This report is for the mutts who love to blame the high price of coffee on the Brazilian government.
The blame for the price is on the capitalist market itself.
"Primitive man, savage capitalism."
HOUSTON (Reuters) - Global coffee traders and roasters say they have reduced their purchases to minimum levels as the sector grapples with a sharp rise in prices that suppliers have yet to convince retail stores to accept.
At the annual convention of the National Coffee Association of the USA, held in Houston this week, event participants said they were shocked by the 70% rise since November in arabica coffee futures on the ICE exchange, the benchmark for coffee trading worldwide.

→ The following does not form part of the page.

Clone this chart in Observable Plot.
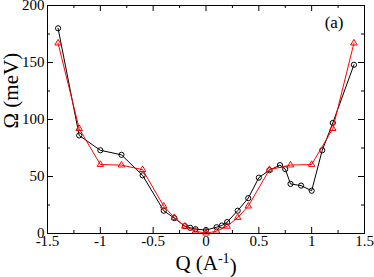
<!DOCTYPE html>
<html>
<head>
<meta charset="utf-8">
<script src="https://cdn.jsdelivr.net/npm/d3@7"></script>
<script src="https://cdn.jsdelivr.net/npm/@observablehq/plot@0.6"></script>
<style>
  html, body { margin: 0; padding: 0; background: #fff; }
</style>
</head>
<body>
<div id="chart"></div>
<script>
// Black circles series
const circleQ = [-1.4, -1.2, -1.0, -0.8, -0.6, -0.4, -0.3, -0.2, -0.15, -0.1, 0, 0.1, 0.15, 0.2, 0.3, 0.4, 0.5, 0.6, 0.7, 0.75, 0.8, 0.9, 1.0, 1.1, 1.2, 1.4];
const circleOmega = [180, 86, 73, 69, 51, 20, 13.5, 6.5, 5, 3.8, 3, 5.5, 7, 10, 20, 31, 49, 55.5, 60, 56.5, 43.5, 42, 37.5, 73, 97, 148];
// Red triangles series
const triQ = [-1.4, -1.2, -1.0, -0.8, -0.6, -0.4, -0.3, -0.2, -0.1, 0, 0.1, 0.2, 0.3, 0.4, 0.6, 0.8, 1.0, 1.2, 1.4];
const triOmega = [167, 92, 60.5, 60, 56, 24, 14, 6.3, 2, 0.3, 2, 6.3, 14, 24, 56, 60, 60.5, 92, 167];
// Axis ticks
const xMajor = [-1.5, -1, -0.5, 0, 0.5, 1, 1.5];
const xMinor = [-1.25, -0.75, -0.25, 0.25, 0.75, 1.25];
const yMajor = [0, 50, 100, 150, 200];
const yMinor = [25, 75, 125, 175];
const xTitle = "Q (A-1)";
const yTitle = "Ω (meV)";
const panelLabel = "(a)";

const circles = circleQ.map((q, i) => ({q, w: circleOmega[i]}));
const tris = triQ.map((q, i) => ({q, w: triOmega[i]}));

const W = 374, H = 277;
const mL = 47, mR = 10, mT = 5, mB = 44;
const pw = W - mL - mR, ph = H - mT - mB;
const major = 6, minor = 3;

const chart = Plot.plot({
  width: W, height: H,
  marginLeft: mL, marginRight: mR, marginTop: mT, marginBottom: mB,
  style: {fontFamily: "'Liberation Serif', serif", fontSize: "15px", background: "#fff", color: "#000"},
  x: {domain: [-1.5, 1.5]},
  y: {domain: [0, 200]},
  marks: [
    Plot.axisX({ticks: xMajor, tickSize: 0, tickPadding: 2, tickFormat: d => String(d), label: null, fontSize: 15}),
    Plot.axisY({ticks: yMajor, tickSize: 0, tickPadding: 3, tickFormat: d => String(d), label: null, fontSize: 15}),
    // inward ticks bottom/top
    Plot.tickX(xMajor, {x: d => d, insetTop: ph - major, stroke: "#000"}),
    Plot.tickX(xMajor, {x: d => d, insetBottom: ph - major, stroke: "#000"}),
    Plot.tickX(xMinor, {x: d => d, insetTop: ph - minor, stroke: "#000"}),
    Plot.tickX(xMinor, {x: d => d, insetBottom: ph - minor, stroke: "#000"}),
    // inward ticks left/right
    Plot.tickY(yMajor, {y: d => d, insetRight: pw - major, stroke: "#000"}),
    Plot.tickY(yMajor, {y: d => d, insetLeft: pw - major, stroke: "#000"}),
    Plot.tickY(yMinor, {y: d => d, insetRight: pw - minor, stroke: "#000"}),
    Plot.tickY(yMinor, {y: d => d, insetLeft: pw - minor, stroke: "#000"}),
    // series
    Plot.line(circles, {x: "q", y: "w", stroke: "#000", strokeWidth: 1}),
    Plot.dot(circles, {x: "q", y: "w", r: 2.6, stroke: "#000", fill: "none", strokeWidth: 1}),
    Plot.line(tris, {x: "q", y: "w", stroke: "#ff0000", strokeWidth: 1}),
    Plot.dot(tris, {x: "q", y: "w", symbol: "triangle", r: 2.4, stroke: "#ff0000", fill: "none", strokeWidth: 1}),
    Plot.frame({stroke: "#000", strokeWidth: 1}),
    // titles
    Plot.text([panelLabel], {frameAnchor: "top-right", dx: -21, dy: 10, fontSize: 17, fill: "#000"}),
    Plot.text([yTitle], {frameAnchor: "left", rotate: -90, dx: -36, dy: 9, fontSize: 21, fill: "#000"}),
    Plot.text([xTitle], {frameAnchor: "bottom", dy: 36, fontSize: 21, fill: "#000"})
  ]
});

// superscript in x title
d3.select(chart).selectAll("text").each(function() {
  if (this.textContent === xTitle) {
    const t = d3.select(this);
    t.text(null);
    t.append("tspan").text("Q (A");
    t.append("tspan").attr("dy", "-0.45em").attr("font-size", "14px").text("-1");
    t.append("tspan").attr("dy", "0.45em").text(")");
  }
});

document.getElementById("chart").appendChild(chart);
</script>
</body>
</html>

Renan Chueiri, general director of ELCAFE C.A. in Ecuador, said this year is the first time the instant coffee manufacturer has not sold all of its expected annual production by March.
"Normally, we would already be sold out, but so far we have sold less than 30% of production," he said. "The big price increase consumes the cash flow of customers, who do not have all the money to buy what they need."
The increases in coffee prices resulted from reduced production in major coffee-producing regions, especially in Brazil, the world's largest producer, reducing the availability of beans.
"No one wants to expose themselves, no one is buying for future delivery, it's all hand to mouth," said a coffee broker, asking to remain anonymous due to the sensitivity of the issue.
By "hand to mouth," he referred to the practice of buying only what is necessary at the moment and avoiding stockpiling.
Many recent deals in Brazil, he said, were conducted in a very conservative manner.
"You close a deal and have seven days to go to the farm or warehouse and pick up your coffee. You check the quality, and if everything is fine, you make the payment on the spot and leave with the coffee."
A recent Reuters survey projected that arabica coffee prices could fall 30% by the end of the year, as high prices reduce demand and the first signs point to an abundant Brazilian harvest next year.
However, until prices drop significantly, a large part of the coffee sector may face a difficult period.
A CEO of a large roaster in the United States -- the world's largest coffee consumption market -- said that some of his clients are unsure if they will be able to stay in business.
"They don't know if they will be able to sell their products at the new prices," he said, also requesting anonymity. "Some people are going bankrupt."
The CEO said that supermarkets and grocery stores were resisting the higher prices demanded by roasters. Negotiations were taking a long time, and some retail outlets were starting to run out of coffee on the shelves.
"It's been a nightmare," he added.
Coffee warehouses near U.S. ports, which receive beans from Central and South America, currently have half of their normal volumes, said an executive from one of the largest storage companies in the sector.
"Some storage companies are returning silos to owners, canceling lease contracts early," he said.
Michael Von Luehrte, owner of the brokerage MVLcoffee, said that the coffee market, especially on the commercial side, may undergo consolidation.
Companies with more capital will be able to increase trading volumes, while others will suffer from reduced financing, he added.
Commodity trading firm Louis Dreyfus said in a presentation during the conference that the coffee planted area has been expanding in response to higher prices.
The expansion occurred in countries like India, Uganda, Ethiopia, and Brazil. The company believes that if Brazil manages to achieve a large harvest, this, combined with the new planted areas, could lead to a collapse in prices.